Modernity had finally arrived in Eretz Israel.

It took up to four hours to travel from Jaffa to Jerusalem (compared to two days by road); pilgrims, tourists and locals alike flocked to ride the train. As well as passengers, the train transported freight: By 1913, 43,000 tons annually were passing through Jaffa station, a sign of the rapid development of regional industry and foreign trade.

Jaffa station was a large, bustling industrial and passenger complex that straddled the border between Jewish Neveh Tzedek and the Arab Manshiya neighborhood.

“There are three types of building in Hatahana,” describes Eyal Ziv. “The station buildings, Arab houses that were part of Manshiya, and several German Templer buildings.” These Templer buildings were a hugely important part of Jaffa station, says Ziv.

In 1900, Templer Hugo Wieland purchased plots of land next to the station. “Wieland built a factory for floor tiles and cement works,” explains Ziv. “He also built a large family home next to it, and later a factory shop.”

Wieland’s villa was luxurious.

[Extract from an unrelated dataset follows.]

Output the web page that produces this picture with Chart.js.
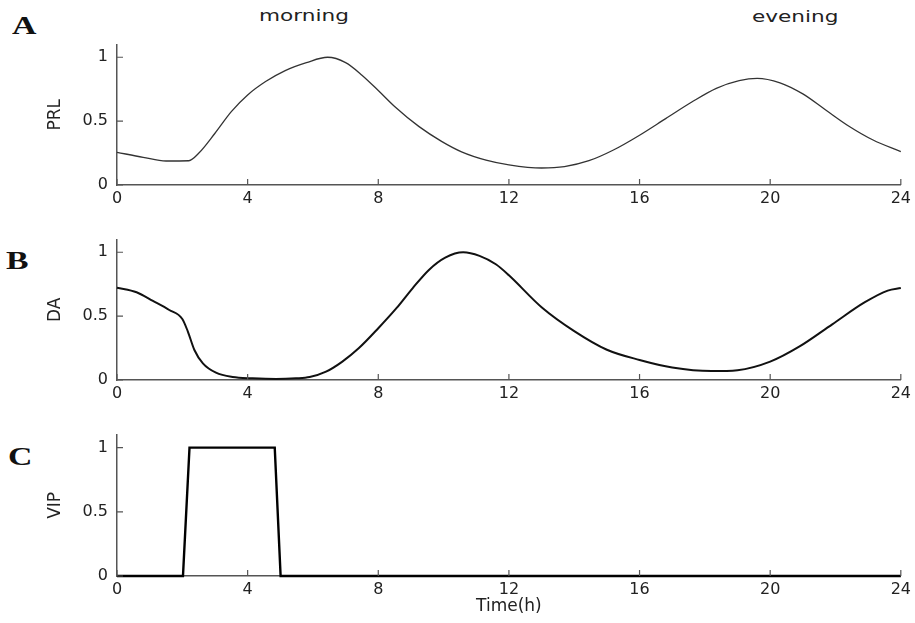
<!DOCTYPE html>
<html>
<head>
<meta charset="utf-8">
<script src="https://cdn.jsdelivr.net/npm/chart.js@4.4.1/dist/chart.umd.min.js"></script>
<style>
  html, body { margin: 0; padding: 0; background: #fff; }
  body { width: 915px; height: 623px; position: relative; overflow: hidden; }
  .panel { position: absolute; left: 0; width: 915px; }
  .letter { position: absolute; font-family: "Liberation Serif", "DejaVu Serif", serif; font-weight: bold;
            font-size: 26px; line-height: 26px; color: #111; transform: scaleX(1.3); transform-origin: left top; }
  .note { position: absolute; font-family: "DejaVu Sans", sans-serif; font-size: 16px; line-height: 16px;
          color: #222; transform: scaleX(1.35); transform-origin: left top; }
</style>
</head>
<body>
<div class="letter" style="left:12px;top:13px">A</div>
<div class="letter" style="left:6px;top:248px">B</div>
<div class="letter" style="left:8px;top:444px">C</div>
<div class="note" style="left:259px;top:8px">morning</div>
<div class="note" style="left:752px;top:9px">evening</div>

<div class="panel" style="top:0;height:215px"><canvas id="prl_chart"></canvas></div>
<div class="panel" style="top:215px;height:195px"><canvas id="da_chart"></canvas></div>
<div class="panel" style="top:410px;height:213px"><canvas id="vip_chart"></canvas></div>

<script>
// values (time in hours, normalised levels)
const prlTime = [0, 0.8, 1.5, 2.2, 2.5, 3.0, 3.5, 4.0, 4.55, 5.15, 5.8, 6.45, 7.0, 7.5, 8.0, 8.5, 9.25, 9.95,
                 10.55, 11.3, 12.0, 13.0, 13.7, 14.45, 15.2, 16.0, 16.8, 17.6, 18.35, 19.05, 19.6, 20.3,
                 21.0, 21.7, 22.4, 23.15, 24];
const prlLevel = [0.256, 0.217, 0.188, 0.19, 0.248, 0.405, 0.574, 0.705, 0.81, 0.896, 0.958, 1.0, 0.958, 0.86,
                  0.74, 0.615, 0.457, 0.34, 0.26, 0.195, 0.158, 0.133, 0.144, 0.19, 0.274, 0.39, 0.52,
                  0.65, 0.757, 0.817, 0.835, 0.80, 0.713, 0.587, 0.462, 0.352, 0.261];

const daTime = [0, 0.6, 1.1, 1.6, 2.0, 2.17, 2.37, 2.63, 3.03, 3.54, 4.15, 4.87, 5.48, 5.9, 6.4, 6.9, 7.4, 8.0,
                8.55, 9.05, 9.55, 10.05, 10.6, 11.1, 11.6, 12.0, 13.0, 14.0, 15.0, 16.0, 17.0, 18.2, 19.0, 20.0,
                20.9, 21.9, 22.9, 23.6, 24];
const daLevel = [0.723, 0.687, 0.619, 0.548, 0.478, 0.379, 0.235, 0.13, 0.057, 0.023, 0.013, 0.008, 0.013, 0.023,
                 0.065, 0.144, 0.248, 0.405, 0.56, 0.718, 0.862, 0.958, 1.0, 0.972, 0.906, 0.82, 0.57, 0.383,
                 0.237, 0.157, 0.098, 0.07, 0.077, 0.144, 0.263, 0.436, 0.609, 0.70, 0.72];

const vipTime = [0, 2.02, 2.22, 4.83, 5.01, 24];
const vipLevel = [0, 0, 1, 1, 0, 0];

const xTicks = [0, 4, 8, 12, 16, 20, 24];
const yTicks = [0, 0.5, 1];

const axisColor = '#555';
const textColor = '#222';

// MATLAB-style tick marks pointing into the plot
const innerTicks = {
    id: 'innerTicks',
    afterDraw(chart) {
        const ctx = chart.ctx;
        const area = chart.chartArea;
        const xs = chart.scales.x, ys = chart.scales.y;
        ctx.save();
        ctx.strokeStyle = axisColor;
        ctx.lineWidth = 1.2;
        ctx.beginPath();
        xs.ticks.forEach(t => {
            const px = xs.getPixelForValue(t.value);
            ctx.moveTo(px, area.bottom);
            ctx.lineTo(px, area.bottom - 6);
        });
        ys.ticks.forEach(t => {
            const py = ys.getPixelForValue(t.value);
            ctx.moveTo(area.left, py);
            ctx.lineTo(area.left + 6, py);
        });
        ctx.stroke();
        ctx.restore();
    }
};

function makePanel(id, times, levels, opts) {
    const ctx = document.getElementById(id).getContext('2d');
    return new Chart(ctx, {
        type: 'line',
        data: {
            datasets: [{
                data: times.map((t, i) => ({x: t, y: levels[i]})),
                borderColor: opts.color,
                borderWidth: opts.width,
                pointRadius: 0,
                fill: false,
                cubicInterpolationMode: opts.smooth ? 'monotone' : 'default',
                tension: 0,
                clip: 4
            }]
        },
        options: {
            responsive: true,
            maintainAspectRatio: false,
            animation: false,
            layout: { padding: { left: 0, right: 14, top: opts.top, bottom: 0 } },
            plugins: { legend: { display: false }, tooltip: { enabled: false } },
            scales: {
                x: {
                    type: 'linear',
                    min: 0,
                    max: 24,
                    afterBuildTicks: s => { s.ticks = xTicks.map(v => ({value: v})); },
                    afterFit: s => { s.height = opts.xHeight; },
                    grid: { display: true, drawOnChartArea: false, drawTicks: false },
                    border: { display: true, color: axisColor, width: 1.5 },
                    ticks: {
                        padding: 4,
                        color: textColor,
                        font: { family: 'DejaVu Sans', size: 16 },
                        maxRotation: 0,
                        callback: v => String(v)
                    },
                    title: opts.xTitle ? {
                        display: true,
                        text: opts.xTitle,
                        color: textColor,
                        font: { family: 'DejaVu Sans', size: 17 },
                        padding: { top: 0, bottom: 6 }
                    } : { display: false }
                },
                y: {
                    type: 'linear',
                    min: 0,
                    max: 1.1,
                    afterBuildTicks: s => { s.ticks = yTicks.map(v => ({value: v})); },
                    afterFit: s => { s.width = 117; },
                    grid: { display: true, drawOnChartArea: false, drawTicks: false },
                    border: { display: true, color: axisColor, width: 1.5 },
                    ticks: {
                        padding: 9,
                        color: textColor,
                        font: { family: 'DejaVu Sans', size: 16 },
                        callback: v => String(v)
                    },
                    title: {
                        display: true,
                        text: opts.yTitle,
                        color: textColor,
                        font: { family: 'DejaVu Sans', size: 17 },
                        padding: { top: 45, bottom: 0 }
                    }
                }
            }
        },
        plugins: [innerTicks]
    });
}

makePanel('prl_chart', prlTime, prlLevel, { color: '#333', width: 1.3, smooth: true, top: 44.5, xHeight: 30, yTitle: 'PRL' });
makePanel('da_chart', daTime, daLevel, { color: '#111', width: 2, smooth: true, top: 24.5, xHeight: 30, yTitle: 'DA' });
makePanel('vip_chart', vipTime, vipLevel, { color: '#000', width: 2.4, smooth: false, top: 24.8, xHeight: 47, yTitle: 'VIP', xTitle: 'Time(h)' });
</script>
</body>
</html>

Its beautiful lounge boasted a painted ceiling, wall murals, a coal fireplace and decorative tile flooring. A carefully tended private garden surrounded the villa.

All the Wieland buildings have been restored to their former glory. “We used the same materials as Wieland,” adds Ziv.

The factory remained in operation until the late 1930s, modernizing and transforming the concrete construction products industry. Instead of importing materials from abroad, cement bricks – known as Wieland stone – were made locally. They were transported by rail all over the region.

French ownership of the Jaffa-Jerusalem railway came to an end under the British Mandate. The British created a new company, Palestine Railways, to manage the route, but Jaffa station’s importance as a passenger and freight depot was already in decline.

In the 1930s, in the wake of violent Arab riots, including in Manshiya, activity moved away from Jaffa to the new station at Beit Hadar in Tel Aviv.

Jaffa station was finally abandoned in 1948.

According to Eyal Ziv, the issue of what exactly should be done with the 5,500-square-meter complex was carefully debated.

Instead of creating a museum on the site, its developers decided that Jaffa station should become a living, public area once again – this time, an elegant entertainment complex.

“We wanted to create something modern, which at the same time preserved the past and reflected the period these buildings are from,” says Ziv. “Rather than a big mall, with chain fashion shops and cafes of the sort you can see all over Tel Aviv, we decided on small boutique stores, coffee shops, restaurants, galleries.”

Another important aspect of Hatahana is to form a connection between two parts of the city – Tel Aviv and Jaffa.

“Since the area was closed in 1948, it was like a hole between Tel Aviv and Jaffa,” Ziv explains. “We wanted to link the old Manshiya neighborhood with Eilat Street (in south Tel Aviv) and Jerusalem Boulevard (in Jaffa).”

The Hatahana project is an integral part of the wider renovations and restorations around south Tel Aviv and Jaffa, including the revival of Old Jaffa, Jaffa Port and Neveh Tzedek, and the construction of a new park and promenade in Jaffa.

Hatahana opened just a few months ago, and is already a popular Tel Aviv attraction. “It’s incredibly successful, with over 30,000 visitors every weekend,” remarks Ginsburg proudly.

The site’s attractions include Cafe Hatahana for coffee and cake on the former train platform, the Vicky Christina bar for delicious sangria in the shade of an ancient ficus tree, and the chic Shushka Shvili for delicate tapas and a wonderful view from the roof of the Red House, an atmospheric Arab building. There are fashion, art, antique and jewelry boutiques, a large art bookstore, and an organic food market every Friday.

Yet Hatahana’s magic comes mostly from its unique atmosphere as a historic site: Strolling around the complex or standing on the station platform, it’s easy to imagine being transported back to a time of steam trains, pilgrims and pioneers.

“We wanted to create a place where people can walk around,” says Ziv, “We want them to enjoy their city’s history and culture on foot, the way people do in Europe.”